George Ostrogorsky was born in Saint Petresburg in 1902. His education in a classical gymnasium there became a lifelong investment. It takes years to develop expertise in Byzantine Greek – therefore, like with music, it is important to start early. In 1919, George graduated from the gymnasium, and in 1920, he left for Finland with his family.

The second husband of Ostrogorsky’s mother, Anna Konstantinovna, was Vasily (William) Sommer, an ethnic German from Riga. This fact may explain why Ostrogorsky enrolled in Heidelberg University in Germany. There, in 1925, he defended his dissertation on the rural tax community in 10th-century Byzantium (Die ländliche Steuergemeinde des byzantinischen Reiches im X Jahrhundert, Vierteljahresschrift für Sozial- und Wirtschaftsgeschichte 20 [1927]: 1–108.). It is hard not to see the Marxist theory's influence in studying world history through the prism of economic relationships.

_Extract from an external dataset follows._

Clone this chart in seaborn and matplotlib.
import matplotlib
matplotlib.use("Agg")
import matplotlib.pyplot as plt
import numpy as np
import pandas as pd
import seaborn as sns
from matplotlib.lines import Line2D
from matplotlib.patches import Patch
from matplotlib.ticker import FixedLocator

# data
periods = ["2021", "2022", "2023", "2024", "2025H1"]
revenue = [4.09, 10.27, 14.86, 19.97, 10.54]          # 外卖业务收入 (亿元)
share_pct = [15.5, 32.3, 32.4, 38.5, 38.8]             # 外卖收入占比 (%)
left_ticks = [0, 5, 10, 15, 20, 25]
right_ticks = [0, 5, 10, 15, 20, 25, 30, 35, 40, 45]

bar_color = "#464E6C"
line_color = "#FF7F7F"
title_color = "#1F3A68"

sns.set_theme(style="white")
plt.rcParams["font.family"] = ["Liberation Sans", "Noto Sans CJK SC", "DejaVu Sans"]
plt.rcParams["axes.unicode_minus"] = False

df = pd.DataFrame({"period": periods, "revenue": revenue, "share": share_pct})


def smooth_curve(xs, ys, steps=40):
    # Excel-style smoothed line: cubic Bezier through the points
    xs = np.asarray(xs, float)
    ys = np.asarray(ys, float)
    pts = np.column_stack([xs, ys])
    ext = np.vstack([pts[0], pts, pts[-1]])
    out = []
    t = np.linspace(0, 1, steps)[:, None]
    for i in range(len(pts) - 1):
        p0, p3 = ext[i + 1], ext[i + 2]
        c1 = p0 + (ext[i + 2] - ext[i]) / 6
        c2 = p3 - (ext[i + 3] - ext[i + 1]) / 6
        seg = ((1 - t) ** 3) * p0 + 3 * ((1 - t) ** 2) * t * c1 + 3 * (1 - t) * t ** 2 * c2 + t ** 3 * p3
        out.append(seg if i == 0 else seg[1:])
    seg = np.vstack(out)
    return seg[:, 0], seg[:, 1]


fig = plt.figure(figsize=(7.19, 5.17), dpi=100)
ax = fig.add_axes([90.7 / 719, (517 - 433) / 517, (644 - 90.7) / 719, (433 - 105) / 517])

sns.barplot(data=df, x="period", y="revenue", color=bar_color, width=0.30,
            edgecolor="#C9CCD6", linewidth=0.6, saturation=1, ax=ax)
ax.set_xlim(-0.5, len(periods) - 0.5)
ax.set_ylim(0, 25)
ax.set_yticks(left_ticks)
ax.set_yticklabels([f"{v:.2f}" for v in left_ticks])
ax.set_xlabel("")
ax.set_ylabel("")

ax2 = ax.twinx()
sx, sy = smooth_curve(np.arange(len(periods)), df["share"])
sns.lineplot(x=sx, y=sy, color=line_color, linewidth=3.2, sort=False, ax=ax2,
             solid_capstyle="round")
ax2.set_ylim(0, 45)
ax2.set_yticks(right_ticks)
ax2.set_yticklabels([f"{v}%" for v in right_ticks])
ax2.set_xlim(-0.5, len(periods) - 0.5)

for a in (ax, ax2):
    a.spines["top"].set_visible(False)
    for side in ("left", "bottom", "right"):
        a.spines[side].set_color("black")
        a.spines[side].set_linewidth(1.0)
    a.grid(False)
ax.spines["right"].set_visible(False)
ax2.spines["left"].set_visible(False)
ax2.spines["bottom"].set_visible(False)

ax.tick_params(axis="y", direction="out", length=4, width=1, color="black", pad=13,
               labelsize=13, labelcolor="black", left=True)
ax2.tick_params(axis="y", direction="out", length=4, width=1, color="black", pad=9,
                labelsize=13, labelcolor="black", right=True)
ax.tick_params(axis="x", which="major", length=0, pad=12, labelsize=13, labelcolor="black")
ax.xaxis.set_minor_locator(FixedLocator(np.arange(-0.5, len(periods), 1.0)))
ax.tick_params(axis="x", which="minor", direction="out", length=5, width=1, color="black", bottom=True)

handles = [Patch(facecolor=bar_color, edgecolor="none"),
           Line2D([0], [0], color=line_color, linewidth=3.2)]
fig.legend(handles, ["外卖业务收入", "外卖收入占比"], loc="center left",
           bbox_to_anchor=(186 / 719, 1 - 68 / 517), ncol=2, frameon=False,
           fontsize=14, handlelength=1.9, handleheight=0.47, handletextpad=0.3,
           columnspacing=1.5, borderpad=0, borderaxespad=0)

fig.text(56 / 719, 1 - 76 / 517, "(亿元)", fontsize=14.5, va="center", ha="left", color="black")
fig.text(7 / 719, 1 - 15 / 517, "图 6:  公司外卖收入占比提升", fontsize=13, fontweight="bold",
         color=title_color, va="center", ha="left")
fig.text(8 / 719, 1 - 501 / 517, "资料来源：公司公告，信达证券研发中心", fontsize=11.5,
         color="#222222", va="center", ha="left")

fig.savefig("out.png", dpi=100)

Similarly to another Russian expat, the philosopher Nicholas Arseniev, who taught in Königsberg, Ostrogorsky took a teaching post in Breslau (as a Privatdozent). I wrote “similarly” because both places “changed hands” after World War II. Ostrogorsky can be best compared to the Russian historian of the Russian Church, Igor K. Smolitch (1898–1970), who wrote in German. In honing his teaching and research expertise (Habilitationsschrift), Ostrogorsky wrote on theological and ideological problems, focusing on Byzantine iconoclasm.

With the victory of the National Socialist Party in Germany in 1933, Ostrogorsky became concerned that his Jewish ancestry on his father’s side could prevent him from holding a teaching post. In the same year, he moved to Belgrade and accepted a position as Chair for Byzantine Studies. Nevertheless, Ostrogorsky’s magnum opus, the History of the Byzantine State, came out for the first time in Germany in 1940. This is the very Russian title (history of the state!) alluding to the famous Karamzin's title.

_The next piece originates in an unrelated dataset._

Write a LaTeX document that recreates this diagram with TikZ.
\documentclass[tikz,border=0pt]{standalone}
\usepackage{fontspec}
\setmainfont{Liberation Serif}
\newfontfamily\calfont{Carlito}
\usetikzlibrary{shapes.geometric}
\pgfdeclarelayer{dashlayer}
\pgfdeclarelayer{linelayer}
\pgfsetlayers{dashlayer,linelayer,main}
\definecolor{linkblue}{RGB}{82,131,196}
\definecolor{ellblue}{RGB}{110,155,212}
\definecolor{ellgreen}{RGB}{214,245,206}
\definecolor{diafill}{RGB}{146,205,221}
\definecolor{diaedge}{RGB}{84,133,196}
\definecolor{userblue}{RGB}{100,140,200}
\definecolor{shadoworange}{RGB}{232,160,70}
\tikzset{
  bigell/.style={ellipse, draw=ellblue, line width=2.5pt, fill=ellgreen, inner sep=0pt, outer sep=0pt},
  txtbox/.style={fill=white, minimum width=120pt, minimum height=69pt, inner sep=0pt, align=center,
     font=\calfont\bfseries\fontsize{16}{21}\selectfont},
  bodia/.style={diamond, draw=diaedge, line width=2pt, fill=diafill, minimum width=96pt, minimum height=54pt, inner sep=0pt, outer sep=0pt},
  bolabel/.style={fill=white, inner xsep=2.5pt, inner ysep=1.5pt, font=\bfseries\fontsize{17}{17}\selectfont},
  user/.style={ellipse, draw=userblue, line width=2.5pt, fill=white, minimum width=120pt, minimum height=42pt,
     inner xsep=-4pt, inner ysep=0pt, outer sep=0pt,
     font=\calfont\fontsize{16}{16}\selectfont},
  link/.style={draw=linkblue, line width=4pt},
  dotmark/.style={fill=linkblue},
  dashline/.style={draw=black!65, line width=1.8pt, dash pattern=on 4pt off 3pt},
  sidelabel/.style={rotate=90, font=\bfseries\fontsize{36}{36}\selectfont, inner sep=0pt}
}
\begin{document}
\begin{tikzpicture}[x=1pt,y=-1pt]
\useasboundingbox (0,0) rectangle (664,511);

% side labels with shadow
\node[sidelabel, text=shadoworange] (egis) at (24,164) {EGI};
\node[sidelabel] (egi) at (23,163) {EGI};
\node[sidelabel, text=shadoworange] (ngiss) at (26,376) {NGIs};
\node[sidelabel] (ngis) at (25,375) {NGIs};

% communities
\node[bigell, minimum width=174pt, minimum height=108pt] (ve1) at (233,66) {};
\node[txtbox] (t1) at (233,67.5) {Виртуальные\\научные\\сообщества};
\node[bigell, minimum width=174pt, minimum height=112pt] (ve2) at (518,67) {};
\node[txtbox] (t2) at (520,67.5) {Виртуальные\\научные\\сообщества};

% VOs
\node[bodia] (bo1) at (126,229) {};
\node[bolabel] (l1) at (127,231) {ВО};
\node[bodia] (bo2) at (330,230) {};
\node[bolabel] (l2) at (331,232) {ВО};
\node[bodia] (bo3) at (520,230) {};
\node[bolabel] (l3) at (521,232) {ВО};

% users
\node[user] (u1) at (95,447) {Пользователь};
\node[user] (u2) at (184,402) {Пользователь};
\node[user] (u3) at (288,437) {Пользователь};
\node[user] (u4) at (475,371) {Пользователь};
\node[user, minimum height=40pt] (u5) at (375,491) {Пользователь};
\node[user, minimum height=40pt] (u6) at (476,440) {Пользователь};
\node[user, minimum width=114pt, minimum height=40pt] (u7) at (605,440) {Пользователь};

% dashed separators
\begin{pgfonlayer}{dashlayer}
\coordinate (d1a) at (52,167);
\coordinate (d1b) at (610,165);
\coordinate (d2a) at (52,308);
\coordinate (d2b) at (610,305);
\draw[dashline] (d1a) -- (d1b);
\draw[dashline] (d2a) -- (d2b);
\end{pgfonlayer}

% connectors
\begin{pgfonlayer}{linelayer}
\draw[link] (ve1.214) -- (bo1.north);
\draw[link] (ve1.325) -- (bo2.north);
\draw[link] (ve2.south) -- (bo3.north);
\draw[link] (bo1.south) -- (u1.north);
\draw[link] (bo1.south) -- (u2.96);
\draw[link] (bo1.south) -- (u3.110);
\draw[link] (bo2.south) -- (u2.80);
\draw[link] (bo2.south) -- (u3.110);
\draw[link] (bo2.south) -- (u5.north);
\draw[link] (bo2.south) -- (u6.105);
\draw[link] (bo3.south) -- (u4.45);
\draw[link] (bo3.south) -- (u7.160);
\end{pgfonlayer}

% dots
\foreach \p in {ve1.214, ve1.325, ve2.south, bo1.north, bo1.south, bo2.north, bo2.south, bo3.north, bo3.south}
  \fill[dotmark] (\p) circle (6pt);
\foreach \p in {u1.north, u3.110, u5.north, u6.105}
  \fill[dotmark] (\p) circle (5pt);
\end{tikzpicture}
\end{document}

Apparently, due to his contributions to scholarship in Yugoslavia, Ostrogorsky avoided deportation from Yugoslavia along with many Russians following Tito’s breakup with Stalin (Informbiro Period). He was even able to visit Moscow and publish his articles in the USSR. With this life trajectory, he resembles one of the last Russian imperial canonists, Prof. Sergei V. Troitsky (1878–1972), who also became a Yugoslav scholar.

Ostogorsky’s name belongs to the same cohort of Russian Byzantinists abroad as those of Alexander Vasiliev (b. Saint Petersburg, 1867–d. Frederiksberg, VA, 1953), Dimitri Obolensky (b. Saint Peterburg, 1918–d. Burford, UK, 2001), or Fr. John Meyendorff (b. Neuilly-sur-Seine, France, 1926–d. Montreal, Canada, 1992).

In their “In memoriam” to Ostrogorsky, William Huse Dunham, Jr., Ernst Kitzinger, and Ihor Sevčenko wrote: “Throughout his life, Ostrogorsky remained attached to his Russian background and retained his love for Russian literature – he even said that had he remained in Russia he would have studied that literature rather than Byzantium – and it is worth noting that the first and the last items in his bibliography were written in Russian.” To this, I would like to add my hope that Ostrogorsky’s words in his letter to Nicholas P. Toll (Nikolai Petrovich Toll’) in Prague, written in 1933, where Ostrogorsky identified himself as a Russian Orthodox, remained true until the end of his life in 1976.

 

Sources:

Memoirs of Fellows and Corresponding Fellows of the Mediaeval Academy of America, Speculum 52. 3 (July1977): 774-776.

Priest Igor Ivanov, “Iugoslavskii akademik G.A.Ostrogorskii (1902-1976) i ego raboty o iizantiiskom ikonopochitanii,” [The Yugoslavian Academic G.A.Ostrogorskii (1902-1976) and His Works on Icon Veneration in Byzantium], Khristianskoe chtenie [Christian Reading] 2 (1917).